No, we don’t need any lessons in caged aesthetics from the madness of the octagon. Let the ratings, in this sense, be damned! Further, the experiment of making boxing into reality television fare – that over-edited, dystrophic experiment called The Contender – an abortive soap opera simulation of boxing’s dynamical reality can only make the informed boxing fan nauseas. And so we who love boxing must look to the elementary, the tested best of our age. Even as such gilded chapters near their ending. Morales ready to finally decide upon the nature of his last career zealotry against Pacquiao. Promise the firebrand Filipino that Barrera waits as his ultimate reward for ending the legend of Morales and we can only imagine the explosion to come.
Interestingly, the case for Barrera finalizing his own career against Pacquiao was made with thudding urgency by Rocky Juarez and his failed regicide. Now Barrera knows his career must end by facing up to the winner of Pacquiao and Morales; such a perfect geometry of intersecting paths. Undoubtedly, Barrera suspected his rematch with Pacquiao was assured when “The Typhoon” sank Morales January 21, 2006 at the Thomas and Mack Center in Las Vegas. Twenty-seven seconds shy of ten rounds, ten rounds of torturous humiliation. And yet that’s the kind of debt Morales would like to pay back, in kind, in treasure and in full measure. Then the pride of Tijuana would have a surprise for his old friend from Jalisco.
Of course, these are not the imaginings of Pacquiao. He’s not sentimental for perfect endings, the stuff of cliché riddled story lines for HBO promos. Pacquiao does nevertheless believe in all sorts of contradictions like magic spells and self-determination and the hand of God descending to defend the honor bound and fighting the perfect fight and that things are meant to be, if you are born to do something for the spirit of an entire people.
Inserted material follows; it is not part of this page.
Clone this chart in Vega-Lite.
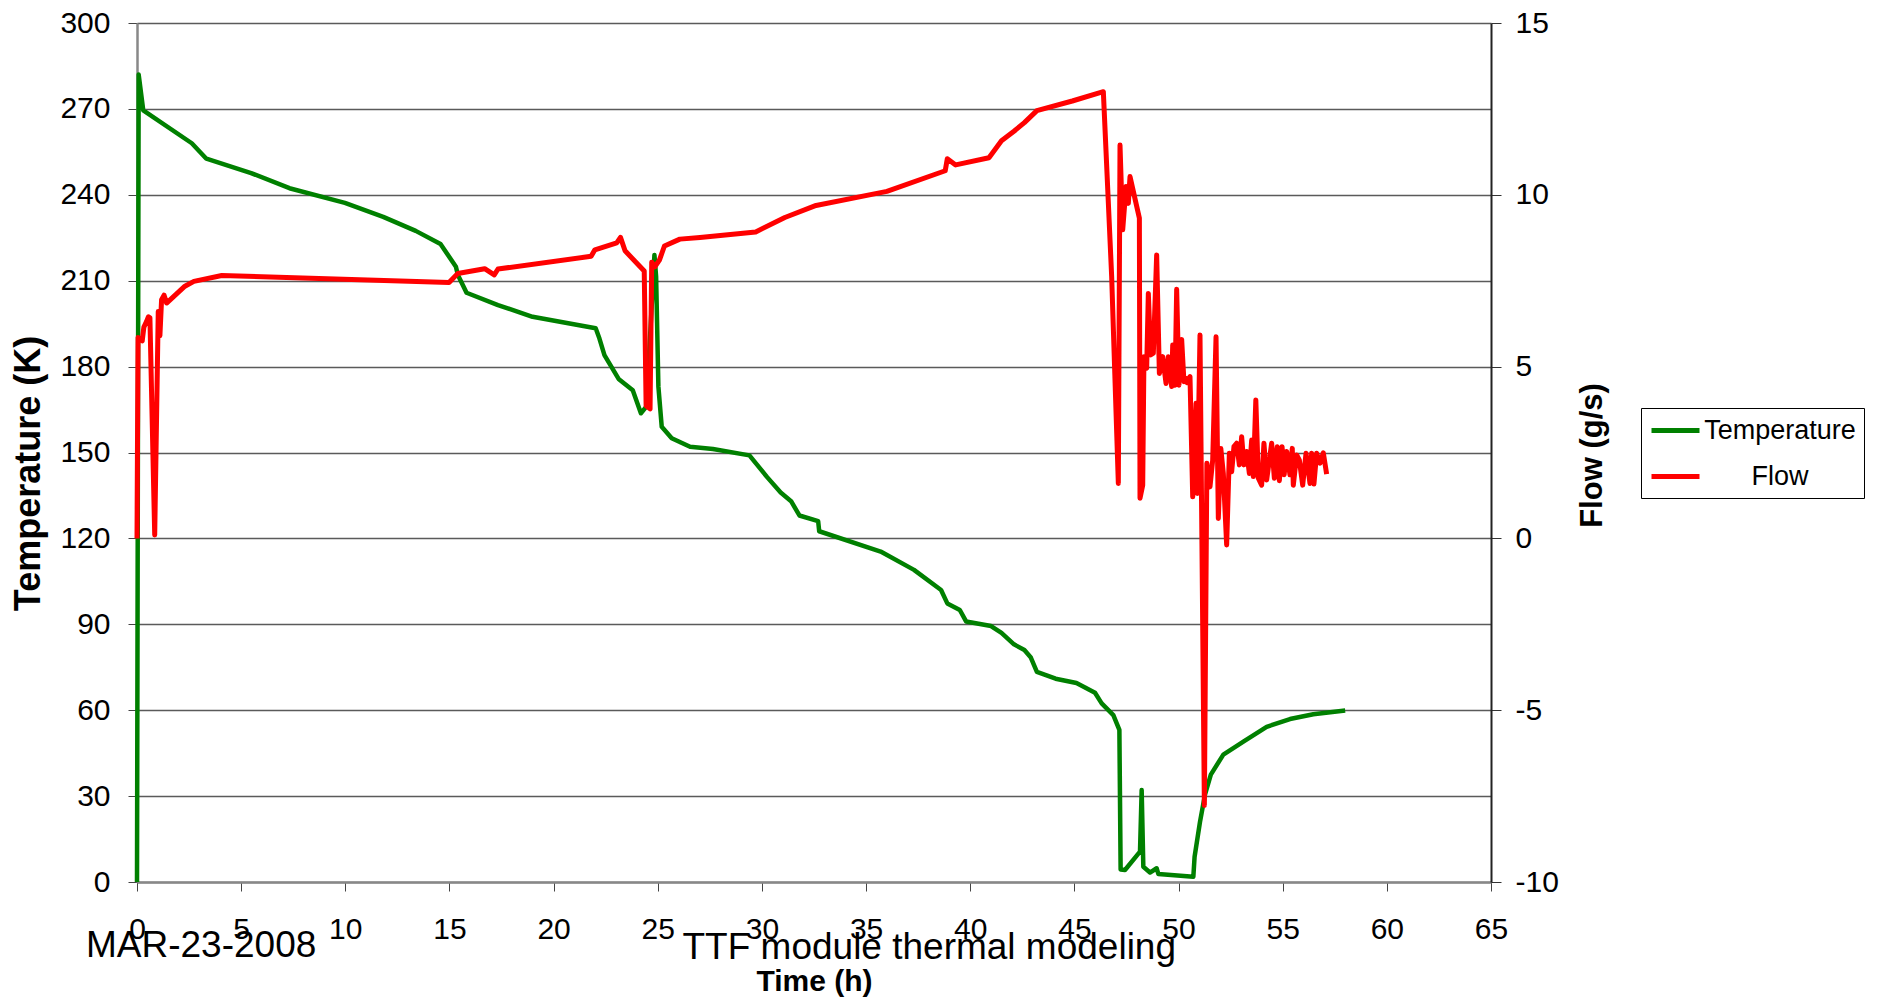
{
  "$schema": "https://vega.github.io/schema/vega-lite/v6.json",
  "autosize": {"type": "none"},
  "padding": {"left": 137, "top": 23, "right": 390, "bottom": 120},
  "width": 1354,
  "height": 859,
  "background": "white",
  "config": {"font": "Liberation Sans", "view": {"stroke": null}},
  "title": {
    "text": "MAR-23-2008",
    "orient": "bottom",
    "anchor": "start",
    "frame": "group",
    "offset": 0,
    "dx": -51,
    "dy": -39,
    "baseline": "alphabetic",
    "fontSize": 37,
    "fontWeight": "normal",
    "color": "#000"
  },
  "datasets": {
    "temperature": [
      {"time": 0, "temperature": 0},
      {"time": 0.08, "temperature": 282},
      {"time": 0.3, "temperature": 269.5},
      {"time": 2.63, "temperature": 258},
      {"time": 3.33, "temperature": 252.6},
      {"time": 5.48, "temperature": 247.6},
      {"time": 7.32, "temperature": 242.3},
      {"time": 9.98, "temperature": 237.2},
      {"time": 11.82, "temperature": 232.3},
      {"time": 13.38, "temperature": 227.4},
      {"time": 14.57, "temperature": 222.8},
      {"time": 15.31, "temperature": 214.9},
      {"time": 15.4, "temperature": 212.1},
      {"time": 15.82, "temperature": 205.8},
      {"time": 17.33, "temperature": 201.5},
      {"time": 18.99, "temperature": 197.4},
      {"time": 22.02, "temperature": 193.4},
      {"time": 22.2, "temperature": 189.8},
      {"time": 22.44, "temperature": 184},
      {"time": 23.12, "temperature": 175.7},
      {"time": 23.8, "temperature": 171.7},
      {"time": 24.19, "temperature": 163.7},
      {"time": 24.45, "temperature": 166},
      {"time": 24.84, "temperature": 219},
      {"time": 24.92, "temperature": 211.5},
      {"time": 25.03, "temperature": 173},
      {"time": 25.19, "temperature": 159},
      {"time": 25.67, "temperature": 155},
      {"time": 26.55, "temperature": 152},
      {"time": 27.65, "temperature": 151.2},
      {"time": 29.4, "temperature": 149},
      {"time": 30.25, "temperature": 141.4},
      {"time": 30.9, "temperature": 136},
      {"time": 31.4, "temperature": 133},
      {"time": 31.8, "temperature": 128},
      {"time": 32.7, "temperature": 126},
      {"time": 32.75, "temperature": 122.5},
      {"time": 35.7, "temperature": 115.4},
      {"time": 37.3, "temperature": 109},
      {"time": 38.6, "temperature": 102},
      {"time": 38.9, "temperature": 97.3},
      {"time": 39.5, "temperature": 95},
      {"time": 39.8, "temperature": 91},
      {"time": 41.0, "temperature": 89.4},
      {"time": 41.5, "temperature": 87},
      {"time": 42.1, "temperature": 83},
      {"time": 42.6, "temperature": 81},
      {"time": 42.9, "temperature": 78.5},
      {"time": 43.2, "temperature": 73.4},
      {"time": 44.1, "temperature": 71},
      {"time": 45.1, "temperature": 69.5},
      {"time": 45.99, "temperature": 66.1},
      {"time": 46.31, "temperature": 62.4},
      {"time": 46.87, "temperature": 58.3},
      {"time": 47.16, "temperature": 53.1},
      {"time": 47.22, "temperature": 4.4},
      {"time": 47.43, "temperature": 4.2},
      {"time": 48.15, "temperature": 10.6},
      {"time": 48.23, "temperature": 32.1},
      {"time": 48.31, "temperature": 5.3},
      {"time": 48.63, "temperature": 3.3},
      {"time": 48.95, "temperature": 4.8},
      {"time": 49.03, "temperature": 2.8},
      {"time": 50.71, "temperature": 1.8},
      {"time": 50.77, "temperature": 8.8},
      {"time": 51.03, "temperature": 21},
      {"time": 51.27, "temperature": 30.5},
      {"time": 51.55, "temperature": 37.5},
      {"time": 52.15, "temperature": 44.5},
      {"time": 53.15, "temperature": 49.2},
      {"time": 54.23, "temperature": 54.2},
      {"time": 55.35, "temperature": 56.9},
      {"time": 56.47, "temperature": 58.6},
      {"time": 58.0, "temperature": 59.9}
    ],
    "flow": [
      {"time": 0, "flow": 0},
      {"time": 0.05, "flow": 5.85},
      {"time": 0.25, "flow": 5.75},
      {"time": 0.33, "flow": 6.15},
      {"time": 0.45, "flow": 6.3},
      {"time": 0.55, "flow": 6.45},
      {"time": 0.62, "flow": 6.42},
      {"time": 0.85, "flow": 0.1},
      {"time": 1.02, "flow": 6.6},
      {"time": 1.1, "flow": 5.9},
      {"time": 1.18, "flow": 6.95},
      {"time": 1.3, "flow": 7.08},
      {"time": 1.42, "flow": 6.85},
      {"time": 2.3, "flow": 7.34},
      {"time": 2.73, "flow": 7.48},
      {"time": 4.07, "flow": 7.65},
      {"time": 14.98, "flow": 7.45},
      {"time": 15.4, "flow": 7.71},
      {"time": 16.69, "flow": 7.85},
      {"time": 17.15, "flow": 7.67},
      {"time": 17.33, "flow": 7.84},
      {"time": 21.8, "flow": 8.21},
      {"time": 21.98, "flow": 8.4},
      {"time": 23.03, "flow": 8.6},
      {"time": 23.21, "flow": 8.76},
      {"time": 23.43, "flow": 8.37},
      {"time": 24.35, "flow": 7.78},
      {"time": 24.44, "flow": 3.86},
      {"time": 24.63, "flow": 3.77},
      {"time": 24.71, "flow": 8.04},
      {"time": 24.85, "flow": 7.9},
      {"time": 25.08, "flow": 8.1},
      {"time": 25.32, "flow": 8.51},
      {"time": 26.06, "flow": 8.71},
      {"time": 27.03, "flow": 8.76},
      {"time": 29.7, "flow": 8.92},
      {"time": 31.1, "flow": 9.34},
      {"time": 32.6, "flow": 9.69},
      {"time": 36.0, "flow": 10.1},
      {"time": 38.8, "flow": 10.7},
      {"time": 38.9, "flow": 11.05},
      {"time": 39.3, "flow": 10.87},
      {"time": 40.9, "flow": 11.08},
      {"time": 41.5, "flow": 11.57},
      {"time": 42.1, "flow": 11.85},
      {"time": 42.6, "flow": 12.1},
      {"time": 43.2, "flow": 12.45},
      {"time": 44.9, "flow": 12.73},
      {"time": 46.39, "flow": 13.0},
      {"time": 46.79, "flow": 7.62},
      {"time": 47.11, "flow": 1.6},
      {"time": 47.19, "flow": 11.45},
      {"time": 47.32, "flow": 8.98},
      {"time": 47.48, "flow": 10.24},
      {"time": 47.59, "flow": 9.75},
      {"time": 47.67, "flow": 10.53},
      {"time": 48.12, "flow": 9.32},
      {"time": 48.15, "flow": 1.17},
      {"time": 48.28, "flow": 1.55},
      {"time": 48.34, "flow": 5.29},
      {"time": 48.47, "flow": 4.95},
      {"time": 48.55, "flow": 7.13},
      {"time": 48.66, "flow": 5.34},
      {"time": 48.79, "flow": 5.39},
      {"time": 48.95, "flow": 8.25},
      {"time": 49.08, "flow": 4.8},
      {"time": 49.24, "flow": 5.29},
      {"time": 49.4, "flow": 4.51},
      {"time": 49.51, "flow": 5.29},
      {"time": 49.67, "flow": 4.42},
      {"time": 49.72, "flow": 5.63},
      {"time": 49.83, "flow": 4.46},
      {"time": 49.91, "flow": 7.25},
      {"time": 50.02, "flow": 4.46},
      {"time": 50.15, "flow": 5.79},
      {"time": 50.26, "flow": 4.56},
      {"time": 50.36, "flow": 4.66},
      {"time": 50.42, "flow": 4.53},
      {"time": 50.55, "flow": 4.71},
      {"time": 50.68, "flow": 1.21},
      {"time": 50.84, "flow": 3.93},
      {"time": 50.9, "flow": 1.31},
      {"time": 51.03, "flow": 5.92},
      {"time": 51.24, "flow": -7.77},
      {"time": 51.36, "flow": 2.19},
      {"time": 51.51, "flow": 1.5},
      {"time": 51.64, "flow": 2.28},
      {"time": 51.8, "flow": 5.87},
      {"time": 51.91, "flow": 0.58},
      {"time": 52.03, "flow": 2.62},
      {"time": 52.15, "flow": 1.89},
      {"time": 52.31, "flow": -0.19},
      {"time": 52.44, "flow": 2.48},
      {"time": 52.55, "flow": 1.94},
      {"time": 52.66, "flow": 2.67},
      {"time": 52.79, "flow": 2.77},
      {"time": 52.92, "flow": 2.14},
      {"time": 53.03, "flow": 2.96},
      {"time": 53.14, "flow": 2.14},
      {"time": 53.27, "flow": 2.53},
      {"time": 53.4, "flow": 1.89},
      {"time": 53.51, "flow": 2.86},
      {"time": 53.59, "flow": 1.8},
      {"time": 53.71, "flow": 4.03},
      {"time": 53.83, "flow": 1.75},
      {"time": 53.99, "flow": 1.55},
      {"time": 54.1, "flow": 2.77},
      {"time": 54.23, "flow": 1.7},
      {"time": 54.47, "flow": 2.77},
      {"time": 54.6, "flow": 1.75},
      {"time": 54.74, "flow": 2.67},
      {"time": 54.84, "flow": 1.68},
      {"time": 54.97, "flow": 2.67},
      {"time": 55.07, "flow": 1.85},
      {"time": 55.19, "flow": 2.53},
      {"time": 55.35, "flow": 1.85},
      {"time": 55.46, "flow": 2.62},
      {"time": 55.51, "flow": 1.55},
      {"time": 55.67, "flow": 2.43},
      {"time": 55.8, "flow": 2.28},
      {"time": 55.96, "flow": 1.55},
      {"time": 56.12, "flow": 2.48},
      {"time": 56.31, "flow": 1.6},
      {"time": 56.39, "flow": 2.48},
      {"time": 56.5, "flow": 1.58},
      {"time": 56.63, "flow": 2.48},
      {"time": 56.79, "flow": 2.19},
      {"time": 56.95, "flow": 2.49},
      {"time": 57.11, "flow": 1.87}
    ]
  },
  "layer": [
    {
      "data": {"name": "temperature"},
      "mark": {"type": "line", "strokeWidth": 4.5, "strokeJoin": "round"},
      "encoding": {
        "x": {
          "field": "time",
          "type": "quantitative",
          "scale": {"domain": [0, 65], "nice": false, "zero": false},
          "axis": {
            "orient": "bottom",
            "values": [0, 5, 10, 15, 20, 25, 30, 35, 40, 45, 50, 55, 60, 65],
            "grid": false,
            "domainColor": "#888888",
            "domainWidth": 2.5,
            "tickColor": "#444444",
            "tickSize": 9,
            "tickWidth": 1,
            "labelFontSize": 30,
            "labelColor": "#000",
            "labelPadding": 23,
            "labelFlush": false,
            "labelOverlap": false,
            "title": "Time (h)",
            "titleFontSize": 30,
            "titleFontWeight": "bold",
            "titleColor": "#000",
            "titleX": 677,
            "titleY": 108,
            "titleAlign": "center",
            "titleBaseline": "alphabetic"
          }
        },
        "y": {
          "field": "temperature",
          "type": "quantitative",
          "scale": {"domain": [0, 300], "nice": false, "zero": false},
          "axis": {
            "orient": "left",
            "values": [0, 30, 60, 90, 120, 150, 180, 210, 240, 270, 300],
            "grid": true,
            "gridColor": "#5a5a5a",
            "gridWidth": 1.3,
            "domainColor": "#888888",
            "domainWidth": 2.5,
            "tickColor": "#444444",
            "tickSize": 9,
            "tickWidth": 1,
            "labelFontSize": 30,
            "labelColor": "#000",
            "labelPadding": 18,
            "labelFlush": false,
            "labelOverlap": false,
            "title": "Temperature (K)",
            "titleFontSize": 36,
            "titleFontWeight": "bold",
            "titleColor": "#000",
            "titleAngle": 270,
            "titleX": -109,
            "titleY": 450,
            "titleAlign": "center",
            "titleBaseline": "middle"
          }
        },
        "color": {
          "datum": "Temperature",
          "type": "nominal",
          "scale": {"domain": ["Temperature", "Flow"], "range": ["#008000", "#ff0000"]},
          "legend": {
            "orient": "none",
            "legendX": 1504,
            "legendY": 385,
            "title": null,
            "padding": 8,
            "strokeColor": "#000",
            "fillColor": "#fff",
            "symbolType": "M-1,0H3",
            "symbolSize": 576,
            "symbolStrokeWidth": 5,
            "labelFontSize": 27,
            "labelColor": "#000",
            "labelAlign": "center",
            "labelOffset": 102,
            "labelLimit": 400,
            "rowPadding": 18
          }
        }
      }
    },
    {
      "data": {"name": "flow"},
      "mark": {"type": "line", "strokeWidth": 5, "strokeJoin": "round"},
      "encoding": {
        "x": {
          "field": "time",
          "type": "quantitative",
          "axis": {
            "orient": "bottom",
            "labels": false,
            "ticks": false,
            "domain": false,
            "grid": false,
            "title": "TTF module thermal modeling",
            "titleFontSize": 37,
            "titleFontWeight": "normal",
            "titleColor": "#000",
            "titleX": 545,
            "titleY": 76,
            "titleAlign": "left",
            "titleBaseline": "alphabetic"
          }
        },
        "y": {
          "field": "flow",
          "type": "quantitative",
          "scale": {"domain": [-10, 15], "nice": false, "zero": false},
          "axis": {
            "orient": "right",
            "values": [-10, -5, 0, 5, 10, 15],
            "labelExpr": "datum.value < 0 ? '-' + abs(datum.value) : '' + datum.value",
            "grid": false,
            "domainColor": "#222222",
            "domainWidth": 2,
            "tickColor": "#333333",
            "tickSize": 10,
            "tickWidth": 1,
            "labelFontSize": 30,
            "labelColor": "#000",
            "labelPadding": 14,
            "labelFlush": false,
            "labelOverlap": false,
            "title": "Flow (g/s)",
            "titleFontSize": 31,
            "titleFontWeight": "bold",
            "titleColor": "#000",
            "titleAngle": 270,
            "titleX": 101,
            "titleY": 432,
            "titleAlign": "center",
            "titleBaseline": "middle"
          }
        },
        "color": {"datum": "Flow", "type": "nominal"}
      }
    }
  ],
  "resolve": {"scale": {"y": "independent"}, "axis": {"x": "independent"}}
}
Mostly these three great champions understand the risks of acting upon what many would call fate, those final acts of bravery and desperation giving meaning to the struggles for greatness. If only just for the coming season, boxing is in good hands.
And the teaming hoards of the real contenders ply their rough trade far away from the parallaxing eye of video display. Destitute but buoyed by unchecked optimism, young men and women toil and train for the right to be ready to make their case, to fight the fight of their lives at the appointed time, against unimaginable odds.
And somehow beyond the trauma of troubled lives and impinging miseries, unknown figures begin to form habitual routines and innate rhythms suggesting they are the undiscovered heirs to Armstrong, Marciano, Robinson, Ali, Duran and Hopkins. Something timeless promises that they to will have their days of reckoning. And the world will take final notice.
So, all is not lost in boxing, after all.